Os ministros Luís Roberto Barroso, vice-presidente do TSE, e Marco Aurélio Mello defenderam a urna eletrônica. Para Barroso, o sistema é “totalmente confiável”. “Agora, se alguém trouxer alguma prova, alguma evidência, a gente tem sempre espaço para aperfeiçoamento. Agora, não pode ser uma coisa retórica, tem que ser uma coisa fundada em elementos objetivamente aferíveis. Não pode ser ‘eu acho’, é preciso que haja elementos”.
Marco Aurélio reforçou o discurso. “Capitaneei as primeiras eleições informatizadas, em 1996, nos municípios com mais de 100 mil eleitores. De lá para cá não houve uma única impugnação ao sistema minimamente séria. Daí se preserva a vontade do eleitor. E ninguém coloca em dúvida a lisura da Justiça. Tempos estranhos”, disparou.
Coordenador da campanha de Bolsonaro e hoje adversário do presidente, o ex-ministro e advogado Gustavo Bebianno (PSDB-RJ) criticou o ex-aliado. “Acho uma atitude irresponsável o presidente eleito fazer uma afirmação de que tem provas contra o TSE. Se ele tem, é obrigação apresentá-las. Eu me questiono. Quem teve competência para fraudar o primeiro turno, não teve para fazê-lo no segundo turno?”, perguntou Bebianno.
Ex-ministro do TSE e atual secretário-geral do Aliança pelo Brasil, partido que Bolsonaro pretende fundar, o advogado Admar Gonzaga disse à reportagem desconhecer as “provas” mencionadas pelo presidente. “Não conheço essas provas, não conversei com o presidente.

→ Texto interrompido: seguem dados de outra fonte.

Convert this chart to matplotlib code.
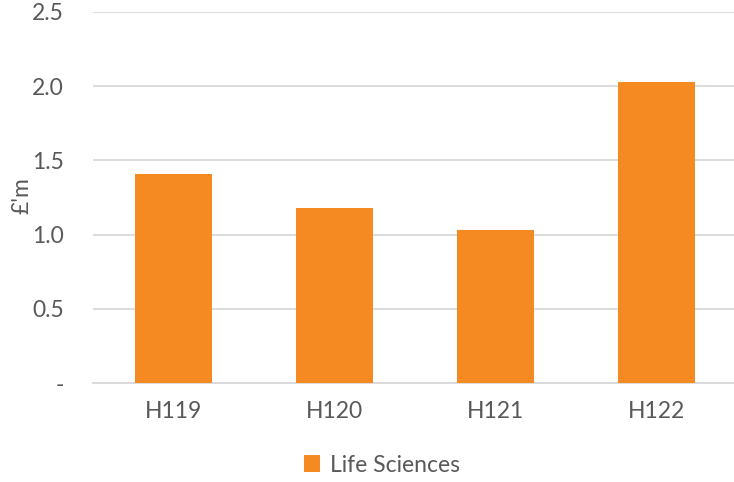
import matplotlib
matplotlib.use("Agg")
import matplotlib.pyplot as plt
from matplotlib.ticker import FixedLocator, FixedFormatter

categories = ["H119", "H120", "H121", "H122"]
life_sciences = [1.41, 1.18, 1.03, 2.03]
y_ticks = [0.0, 0.5, 1.0, 1.5, 2.0, 2.5]
y_tick_labels = ["-", "0.5", "1.0", "1.5", "2.0", "2.5"]

text_color = "#595959"
bar_color = "#F58A22"
grid_color = "#D9D9D9"

plt.rcParams["font.family"] = ["Lato", "DejaVu Sans"]

fig = plt.figure(figsize=(7.34, 4.82), dpi=100)
ax = fig.add_axes([93 / 734, 1 - 383 / 482, 644 / 734, 371 / 482])

x = range(len(categories))
ax.bar(x, life_sciences, width=0.475, color=bar_color, label="Life Sciences", zorder=3)

ax.set_xlim(-0.5, len(categories) - 0.5)
ax.set_ylim(0, 2.5)
ax.yaxis.set_major_locator(FixedLocator(y_ticks))
ax.yaxis.set_major_formatter(FixedFormatter(y_tick_labels))
ax.set_xticks(list(x))
ax.set_xticklabels(categories)

ax.grid(axis="y", color=grid_color, linewidth=1.3, zorder=0)
for side in ["top", "right", "left"]:
    ax.spines[side].set_visible(False)
ax.spines["bottom"].set_color(grid_color)
ax.spines["bottom"].set_linewidth(1.3)
ax.tick_params(axis="both", length=0, labelsize=16.5, labelcolor=text_color)
ax.tick_params(axis="y", pad=21)
ax.tick_params(axis="x", pad=13)

fig.text(22 / 734, 1 - 196 / 482, "£'m", rotation=90, ha="center", va="center",
         fontsize=16.5, color=text_color)

fig.legend(loc="center", bbox_to_anchor=(382 / 734, 1 - 465 / 482), frameon=False,
           fontsize=16.5, labelcolor=text_color, handlelength=0.7, handleheight=0.7,
           handletextpad=0.4)

fig.savefig("out.png", dpi=100)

Mas o presidente não falaria algo dessa ordem levianamente sem ter efetivamente provas do que está dizendo”, afirmou Gonzaga. “É importante que essas provas sejam apresentadas, se ele assim desejar. É de interesse da Justiça Eleitoral”, disse o advogado, um dos ministros titulares do TSE durante o último pleito, alvo de suspeitas lançadas por Bolsonaro.
O procurador-geral da República, Augusto Aras, afirmou à reportagem que não recebeu provas relativas à acusação feita por Bolsonaro. Questionado se caberia abertura de investigação, Aras disse que só poderia fazer isso caso lhe fossem apresentados elementos concretos. O PGR afirmou ainda que não recebeu nenhuma denúncia formal de Bolsonaro sobre o tema.
O presidente da Câmara dos Deputados, Rodrigo Maia (DEM-RJ), evitou comentar. “Vamos tratar do que é sério e urgente”, afirmou.